▸ SET PROBLEM
Print the entries below exactly as they appear, from the first line up to and including the line with "import plotly.graph_objects as go". Do not print any pictures.

▸ ITEMS
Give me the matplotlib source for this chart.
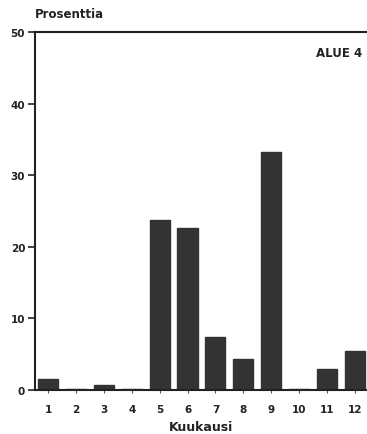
import matplotlib
matplotlib.use("Agg")
import matplotlib.pyplot as plt

plt.rcParams["font.family"] = ["DejaVu Sans"]

# Monthly share (%) for region 4
months = [1, 2, 3, 4, 5, 6, 7, 8, 9, 10, 11, 12]
month_labels = ["1", "2", "3", "4", "5", "6", "7", "8", "9", "10", "11", "12"]
share = [1.6, 0.1, 0.7, 0.2, 23.7, 22.6, 7.4, 4.3, 33.3, 0.2, 2.9, 5.4]
y_ticks = [0, 10, 20, 30, 40, 50]

bar_color = "#333333"
ink = "#222222"
fig = plt.figure(figsize=(3.67, 4.35), dpi=100)
ax = fig.add_axes([0.095, 0.101, 0.905, 0.823])

ax.bar(months, share, width=0.72, color=bar_color, edgecolor=bar_color)

ax.set_xlim(0.53, 12.43)
ax.set_ylim(0, 50)
ax.set_xticks(months)
ax.set_xticklabels(month_labels, fontsize=7.5, fontweight="bold", color=ink)
ax.set_yticks(y_ticks)
ax.set_yticklabels([str(v) for v in y_ticks], fontsize=7.5, fontweight="bold", color=ink)
ax.tick_params(axis="y", direction="out", length=5, width=1.2, color=ink, pad=2)
ax.tick_params(axis="x", direction="out", length=2, width=0.8, color="#555555", pad=8)

for side in ("left", "bottom", "top"):
    ax.spines[side].set_linewidth(1.5)
    ax.spines[side].set_color(ink)
ax.spines["right"].set_visible(False)

fig.text(0.095, 0.967, "Prosenttia", fontsize=8.5, fontweight="bold", color=ink,
         ha="left", va="center")
ax.text(0.985, 0.944, "ALUE 4", transform=ax.transAxes, fontsize=8.5, fontweight="bold",
        color=ink, ha="right", va="center")
ax.set_xlabel("Kuukausi", fontsize=9, fontweight="bold", color=ink, labelpad=4)

fig.savefig("out.png", dpi=100)
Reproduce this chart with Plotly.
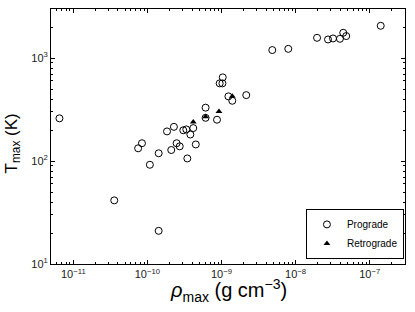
import plotly.graph_objects as go

# Prograde data (rho_max in g cm^-3, T_max in K)
pro_rho = [6.5e-12, 3.57e-11, 1.42e-10, 1.08e-10, 1.42e-10, 7.5e-11, 8.45e-11,
           1.84e-10, 2.28e-10, 2.1e-10, 2.48e-10, 2.73e-10, 3.05e-10, 3.35e-10,
           3.8e-10, 4.16e-10, 3.46e-10, 4.5e-10, 6.1e-10, 6.1e-10, 8.7e-10,
           9.45e-10, 1.03e-9, 1.04e-9, 1.24e-9, 1.4e-9, 2.16e-9, 4.85e-9,
           7.97e-9, 1.95e-8, 2.74e-8, 3.2e-8, 3.97e-8, 4.4e-8, 4.83e-8, 1.41e-7]
pro_T = [260, 41.5, 21, 92, 119, 133, 149,
         194, 215, 128, 149, 139, 199, 203,
         181, 209, 106, 145, 330, 263, 252,
         568, 568, 650, 425, 385, 437, 1197,
         1230, 1575, 1517, 1553, 1540, 1762, 1637, 2060]

# Retrograde data
ret_rho = [4.16e-10, 6.1e-10, 9.25e-10, 1.4e-9]
ret_T = [239, 269, 303, 425]

xtick_vals = [1e-11, 1e-10, 1e-9, 1e-8, 1e-7]
xtick_text = ["10<sup>\u221211</sup>", "10<sup>\u221210</sup>", "10<sup>\u22129</sup>",
              "10<sup>\u22128</sup>", "10<sup>\u22127</sup>"]
ytick_vals = [10, 100, 1000]
ytick_text = ["10<sup>1</sup>", "10<sup>2</sup>", "10<sup>3</sup>"]

x_title = "<i>\u03c1</i><sub>max</sub> (g cm<sup>\u22123</sup>)"
y_title = "T<sub>max</sub> (K)"

FONT = "Liberation Sans, Arial, sans-serif"

fig = go.Figure()
fig.add_trace(go.Scatter(
    x=pro_rho, y=pro_T, mode="markers", name="Prograde",
    marker=dict(symbol="circle-open", size=7, color="black", line=dict(width=1, color="black")),
))
fig.add_trace(go.Scatter(
    x=ret_rho, y=ret_T, mode="markers", name="Retrograde",
    marker=dict(symbol="triangle-up", size=6, color="black"),
))

axis_common = dict(
    type="log", showgrid=False, zeroline=False, automargin=False,
    showline=True, linecolor="black", linewidth=1, mirror="ticks",
    ticks="inside", ticklen=4, tickcolor="black", tickwidth=1,
    tickfont=dict(family=FONT, size=11, color="#222"),
    minor=dict(ticks="inside", ticklen=2, tickcolor="black", dtick="D1", showgrid=False),
)

fig.update_xaxes(**axis_common, range=[-11.301, -6.523],
                 tickvals=xtick_vals, ticktext=xtick_text)
fig.update_yaxes(**axis_common, range=[1, 3.477],
                 tickvals=ytick_vals, ticktext=ytick_text)

fig.add_annotation(text=x_title, xref="paper", yref="paper", x=0.5, y=0,
                   xanchor="center", yanchor="middle", yshift=-26, showarrow=False,
                   font=dict(family=FONT, size=20, color="black"))
fig.add_annotation(text=y_title, xref="paper", yref="paper", x=0, y=0.5,
                   xanchor="center", yanchor="middle", xshift=-39, yshift=-7,
                   textangle=-90, showarrow=False,
                   font=dict(family=FONT, size=17, color="black"))

fig.update_layout(
    width=415, height=312,
    margin=dict(l=51, r=10, t=9, b=48),
    plot_bgcolor="white", paper_bgcolor="white",
    showlegend=True,
    legend=dict(
        x=0.997, y=0.02, xanchor="right", yanchor="bottom",
        bordercolor="black", borderwidth=1, bgcolor="white",
        font=dict(family=FONT, size=10, color="black"),
        tracegroupgap=0, itemwidth=30,
    ),
)

fig.write_html("out.html", config={"displayModeBar": False},
               post_script="document.body.style.margin='0';")
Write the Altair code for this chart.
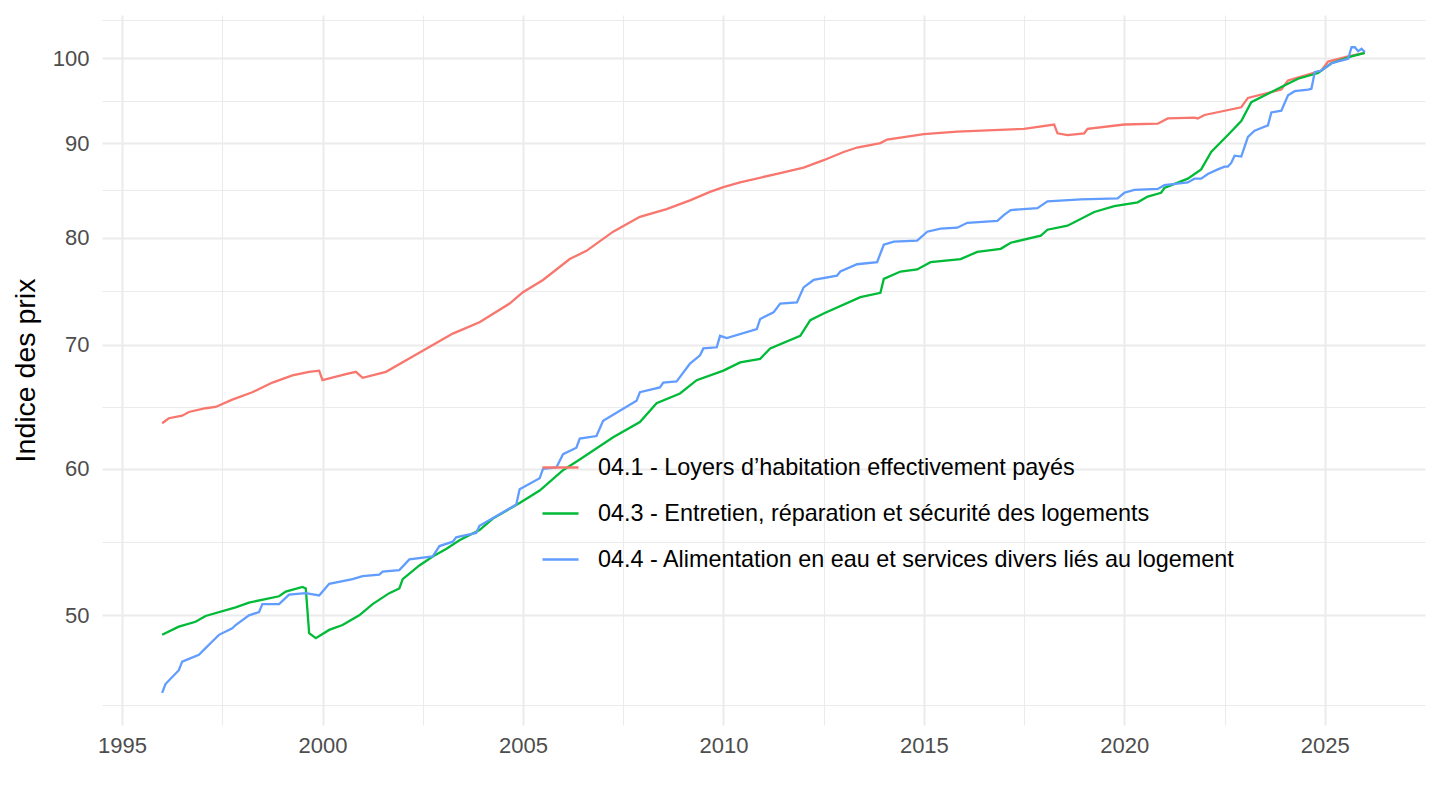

▸ RESPONSE
Give me the matplotlib source for this chart.
import matplotlib
matplotlib.use("Agg")
import matplotlib.pyplot as plt

plt.rcParams["font.family"] = ["DejaVu Sans"]

# Monthly share (%) for region 4
months = [1, 2, 3, 4, 5, 6, 7, 8, 9, 10, 11, 12]
month_labels = ["1", "2", "3", "4", "5", "6", "7", "8", "9", "10", "11", "12"]
share = [1.6, 0.1, 0.7, 0.2, 23.7, 22.6, 7.4, 4.3, 33.3, 0.2, 2.9, 5.4]
y_ticks = [0, 10, 20, 30, 40, 50]

bar_color = "#333333"
ink = "#222222"
fig = plt.figure(figsize=(3.67, 4.35), dpi=100)
ax = fig.add_axes([0.095, 0.101, 0.905, 0.823])

ax.bar(months, share, width=0.72, color=bar_color, edgecolor=bar_color)

ax.set_xlim(0.53, 12.43)
ax.set_ylim(0, 50)
ax.set_xticks(months)
ax.set_xticklabels(month_labels, fontsize=7.5, fontweight="bold", color=ink)
ax.set_yticks(y_ticks)
ax.set_yticklabels([str(v) for v in y_ticks], fontsize=7.5, fontweight="bold", color=ink)
ax.tick_params(axis="y", direction="out", length=5, width=1.2, color=ink, pad=2)
ax.tick_params(axis="x", direction="out", length=2, width=0.8, color="#555555", pad=8)

for side in ("left", "bottom", "top"):
    ax.spines[side].set_linewidth(1.5)
    ax.spines[side].set_color(ink)
ax.spines["right"].set_visible(False)

fig.text(0.095, 0.967, "Prosenttia", fontsize=8.5, fontweight="bold", color=ink,
         ha="left", va="center")
ax.text(0.985, 0.944, "ALUE 4", transform=ax.transAxes, fontsize=8.5, fontweight="bold",
        color=ink, ha="right", va="center")
ax.set_xlabel("Kuukausi", fontsize=9, fontweight="bold", color=ink, labelpad=4)

fig.savefig("out.png", dpi=100)
Reproduce this chart with Plotly.
import plotly.graph_objects as go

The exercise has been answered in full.